**Task**.
Copy out the data exactly, leaving the pictures behind.

>> Begin

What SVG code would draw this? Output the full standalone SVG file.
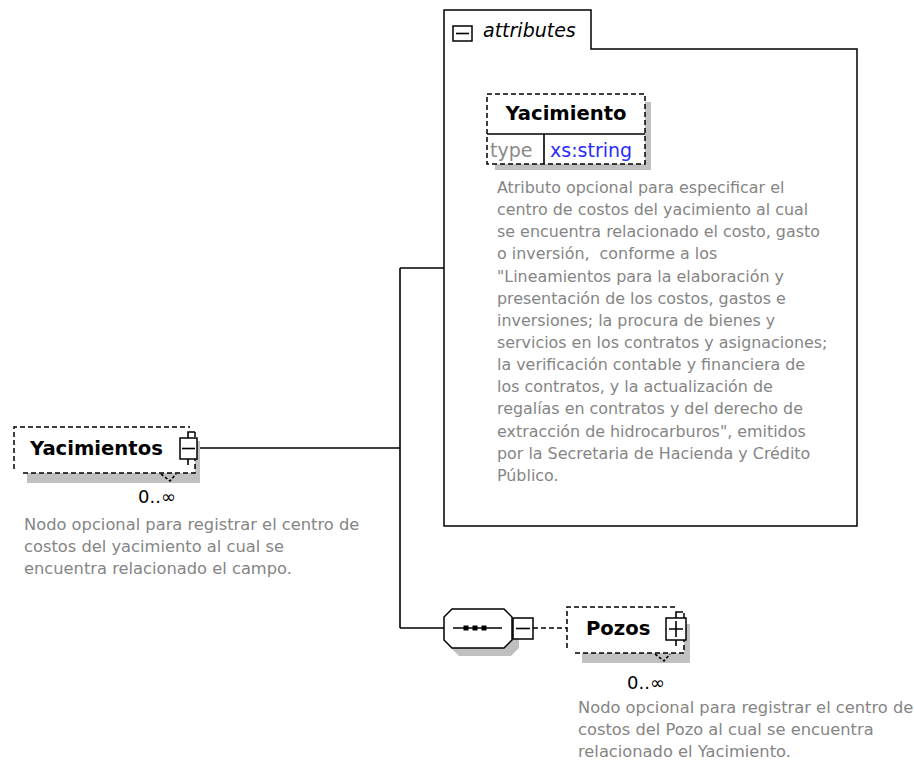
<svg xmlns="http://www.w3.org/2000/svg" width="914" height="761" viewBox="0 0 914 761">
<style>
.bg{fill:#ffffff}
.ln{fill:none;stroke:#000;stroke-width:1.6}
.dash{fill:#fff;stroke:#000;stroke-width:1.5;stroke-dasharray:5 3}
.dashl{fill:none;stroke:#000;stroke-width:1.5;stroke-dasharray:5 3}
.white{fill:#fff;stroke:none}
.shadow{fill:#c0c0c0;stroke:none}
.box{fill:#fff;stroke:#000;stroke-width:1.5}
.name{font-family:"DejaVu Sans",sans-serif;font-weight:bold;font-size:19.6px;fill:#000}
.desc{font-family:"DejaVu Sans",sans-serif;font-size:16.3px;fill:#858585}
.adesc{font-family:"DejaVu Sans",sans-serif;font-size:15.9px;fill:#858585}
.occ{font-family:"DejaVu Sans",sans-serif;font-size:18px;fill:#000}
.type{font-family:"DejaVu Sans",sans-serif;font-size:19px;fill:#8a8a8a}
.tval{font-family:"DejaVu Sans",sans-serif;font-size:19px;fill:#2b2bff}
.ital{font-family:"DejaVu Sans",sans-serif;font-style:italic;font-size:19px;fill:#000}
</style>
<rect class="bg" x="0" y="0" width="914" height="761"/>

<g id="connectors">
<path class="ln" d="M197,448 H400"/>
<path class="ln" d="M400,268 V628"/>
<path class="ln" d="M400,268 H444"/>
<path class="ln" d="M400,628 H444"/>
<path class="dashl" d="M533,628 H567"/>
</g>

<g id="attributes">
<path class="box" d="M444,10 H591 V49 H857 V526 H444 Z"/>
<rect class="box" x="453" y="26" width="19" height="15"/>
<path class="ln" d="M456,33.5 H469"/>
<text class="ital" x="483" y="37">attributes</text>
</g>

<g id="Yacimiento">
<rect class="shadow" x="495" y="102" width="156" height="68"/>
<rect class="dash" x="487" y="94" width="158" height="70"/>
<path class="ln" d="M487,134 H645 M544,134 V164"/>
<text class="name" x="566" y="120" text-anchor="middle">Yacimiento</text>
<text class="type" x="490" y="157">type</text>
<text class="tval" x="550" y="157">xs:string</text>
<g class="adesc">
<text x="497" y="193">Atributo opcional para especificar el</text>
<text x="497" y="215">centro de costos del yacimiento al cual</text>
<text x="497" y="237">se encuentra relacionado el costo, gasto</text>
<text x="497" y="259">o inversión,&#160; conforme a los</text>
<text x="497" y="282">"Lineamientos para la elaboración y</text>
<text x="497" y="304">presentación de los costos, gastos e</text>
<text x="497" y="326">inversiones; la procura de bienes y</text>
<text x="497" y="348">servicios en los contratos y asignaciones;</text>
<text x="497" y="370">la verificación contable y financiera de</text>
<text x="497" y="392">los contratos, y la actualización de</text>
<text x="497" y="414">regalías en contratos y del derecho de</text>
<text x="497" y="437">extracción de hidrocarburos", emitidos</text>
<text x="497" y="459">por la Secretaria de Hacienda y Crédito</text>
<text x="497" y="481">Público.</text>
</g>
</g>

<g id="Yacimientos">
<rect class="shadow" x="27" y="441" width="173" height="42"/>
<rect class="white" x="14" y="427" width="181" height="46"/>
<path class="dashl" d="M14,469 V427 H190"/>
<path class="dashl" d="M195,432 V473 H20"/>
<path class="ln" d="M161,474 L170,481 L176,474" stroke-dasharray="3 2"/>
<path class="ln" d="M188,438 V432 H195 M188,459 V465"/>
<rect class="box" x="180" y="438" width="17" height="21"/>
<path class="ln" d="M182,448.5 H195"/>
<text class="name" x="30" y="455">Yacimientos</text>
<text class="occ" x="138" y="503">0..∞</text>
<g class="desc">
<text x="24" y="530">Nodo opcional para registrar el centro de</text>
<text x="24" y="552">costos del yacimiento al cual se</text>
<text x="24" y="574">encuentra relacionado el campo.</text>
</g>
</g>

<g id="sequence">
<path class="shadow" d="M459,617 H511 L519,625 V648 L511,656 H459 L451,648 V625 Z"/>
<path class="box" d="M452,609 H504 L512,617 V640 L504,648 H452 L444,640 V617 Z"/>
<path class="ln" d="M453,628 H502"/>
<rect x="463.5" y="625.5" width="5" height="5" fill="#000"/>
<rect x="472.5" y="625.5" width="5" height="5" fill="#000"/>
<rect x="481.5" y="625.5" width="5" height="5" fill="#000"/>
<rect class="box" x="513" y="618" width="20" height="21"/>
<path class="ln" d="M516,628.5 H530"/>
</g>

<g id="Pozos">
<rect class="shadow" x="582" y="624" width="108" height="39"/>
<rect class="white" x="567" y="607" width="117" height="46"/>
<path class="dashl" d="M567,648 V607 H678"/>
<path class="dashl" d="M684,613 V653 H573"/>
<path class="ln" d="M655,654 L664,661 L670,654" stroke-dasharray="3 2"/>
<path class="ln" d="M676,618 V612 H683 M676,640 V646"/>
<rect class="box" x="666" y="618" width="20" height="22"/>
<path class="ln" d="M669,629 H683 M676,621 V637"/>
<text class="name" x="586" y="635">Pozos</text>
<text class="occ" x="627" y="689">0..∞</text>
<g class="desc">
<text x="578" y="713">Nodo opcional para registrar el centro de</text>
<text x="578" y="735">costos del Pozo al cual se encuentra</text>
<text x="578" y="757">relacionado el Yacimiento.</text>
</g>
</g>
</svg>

>> End

**Correct result**.
What SVG code would draw this? Output the full standalone SVG file.
<svg xmlns="http://www.w3.org/2000/svg" width="914" height="761" viewBox="0 0 914 761">
<style>
.bg{fill:#ffffff}
.ln{fill:none;stroke:#000;stroke-width:1.6}
.dash{fill:#fff;stroke:#000;stroke-width:1.5;stroke-dasharray:5 3}
.dashl{fill:none;stroke:#000;stroke-width:1.5;stroke-dasharray:5 3}
.white{fill:#fff;stroke:none}
.shadow{fill:#c0c0c0;stroke:none}
.box{fill:#fff;stroke:#000;stroke-width:1.5}
.name{font-family:"DejaVu Sans",sans-serif;font-weight:bold;font-size:19.6px;fill:#000}
.desc{font-family:"DejaVu Sans",sans-serif;font-size:16.3px;fill:#858585}
.adesc{font-family:"DejaVu Sans",sans-serif;font-size:15.9px;fill:#858585}
.occ{font-family:"DejaVu Sans",sans-serif;font-size:18px;fill:#000}
.type{font-family:"DejaVu Sans",sans-serif;font-size:19px;fill:#8a8a8a}
.tval{font-family:"DejaVu Sans",sans-serif;font-size:19px;fill:#2b2bff}
.ital{font-family:"DejaVu Sans",sans-serif;font-style:italic;font-size:19px;fill:#000}
</style>
<rect class="bg" x="0" y="0" width="914" height="761"/>

<g id="connectors">
<path class="ln" d="M197,448 H400"/>
<path class="ln" d="M400,268 V628"/>
<path class="ln" d="M400,268 H444"/>
<path class="ln" d="M400,628 H444"/>
<path class="dashl" d="M533,628 H567"/>
</g>

<g id="attributes">
<path class="box" d="M444,10 H591 V49 H857 V526 H444 Z"/>
<rect class="box" x="453" y="26" width="19" height="15"/>
<path class="ln" d="M456,33.5 H469"/>
<text class="ital" x="483" y="37">attributes</text>
</g>

<g id="Yacimiento">
<rect class="shadow" x="495" y="102" width="156" height="68"/>
<rect class="dash" x="487" y="94" width="158" height="70"/>
<path class="ln" d="M487,134 H645 M544,134 V164"/>
<text class="name" x="566" y="120" text-anchor="middle">Yacimiento</text>
<text class="type" x="490" y="157">type</text>
<text class="tval" x="550" y="157">xs:string</text>
<g class="adesc">
<text x="497" y="193">Atributo opcional para especificar el</text>
<text x="497" y="215">centro de costos del yacimiento al cual</text>
<text x="497" y="237">se encuentra relacionado el costo, gasto</text>
<text x="497" y="259">o inversión,&#160; conforme a los</text>
<text x="497" y="282">"Lineamientos para la elaboración y</text>
<text x="497" y="304">presentación de los costos, gastos e</text>
<text x="497" y="326">inversiones; la procura de bienes y</text>
<text x="497" y="348">servicios en los contratos y asignaciones;</text>
<text x="497" y="370">la verificación contable y financiera de</text>
<text x="497" y="392">los contratos, y la actualización de</text>
<text x="497" y="414">regalías en contratos y del derecho de</text>
<text x="497" y="437">extracción de hidrocarburos", emitidos</text>
<text x="497" y="459">por la Secretaria de Hacienda y Crédito</text>
<text x="497" y="481">Público.</text>
</g>
</g>

<g id="Yacimientos">
<rect class="shadow" x="27" y="441" width="173" height="42"/>
<rect class="white" x="14" y="427" width="181" height="46"/>
<path class="dashl" d="M14,469 V427 H190"/>
<path class="dashl" d="M195,432 V473 H20"/>
<path class="ln" d="M161,474 L170,481 L176,474" stroke-dasharray="3 2"/>
<path class="ln" d="M188,438 V432 H195 M188,459 V465"/>
<rect class="box" x="180" y="438" width="17" height="21"/>
<path class="ln" d="M182,448.5 H195"/>
<text class="name" x="30" y="455">Yacimientos</text>
<text class="occ" x="138" y="503">0..∞</text>
<g class="desc">
<text x="24" y="530">Nodo opcional para registrar el centro de</text>
<text x="24" y="552">costos del yacimiento al cual se</text>
<text x="24" y="574">encuentra relacionado el campo.</text>
</g>
</g>

<g id="sequence">
<path class="shadow" d="M459,617 H511 L519,625 V648 L511,656 H459 L451,648 V625 Z"/>
<path class="box" d="M452,609 H504 L512,617 V640 L504,648 H452 L444,640 V617 Z"/>
<path class="ln" d="M453,628 H502"/>
<rect x="463.5" y="625.5" width="5" height="5" fill="#000"/>
<rect x="472.5" y="625.5" width="5" height="5" fill="#000"/>
<rect x="481.5" y="625.5" width="5" height="5" fill="#000"/>
<rect class="box" x="513" y="618" width="20" height="21"/>
<path class="ln" d="M516,628.5 H530"/>
</g>

<g id="Pozos">
<rect class="shadow" x="582" y="624" width="108" height="39"/>
<rect class="white" x="567" y="607" width="117" height="46"/>
<path class="dashl" d="M567,648 V607 H678"/>
<path class="dashl" d="M684,613 V653 H573"/>
<path class="ln" d="M655,654 L664,661 L670,654" stroke-dasharray="3 2"/>
<path class="ln" d="M676,618 V612 H683 M676,640 V646"/>
<rect class="box" x="666" y="618" width="20" height="22"/>
<path class="ln" d="M669,629 H683 M676,621 V637"/>
<text class="name" x="586" y="635">Pozos</text>
<text class="occ" x="627" y="689">0..∞</text>
<g class="desc">
<text x="578" y="713">Nodo opcional para registrar el centro de</text>
<text x="578" y="735">costos del Pozo al cual se encuentra</text>
<text x="578" y="757">relacionado el Yacimiento.</text>
</g>
</g>
</svg>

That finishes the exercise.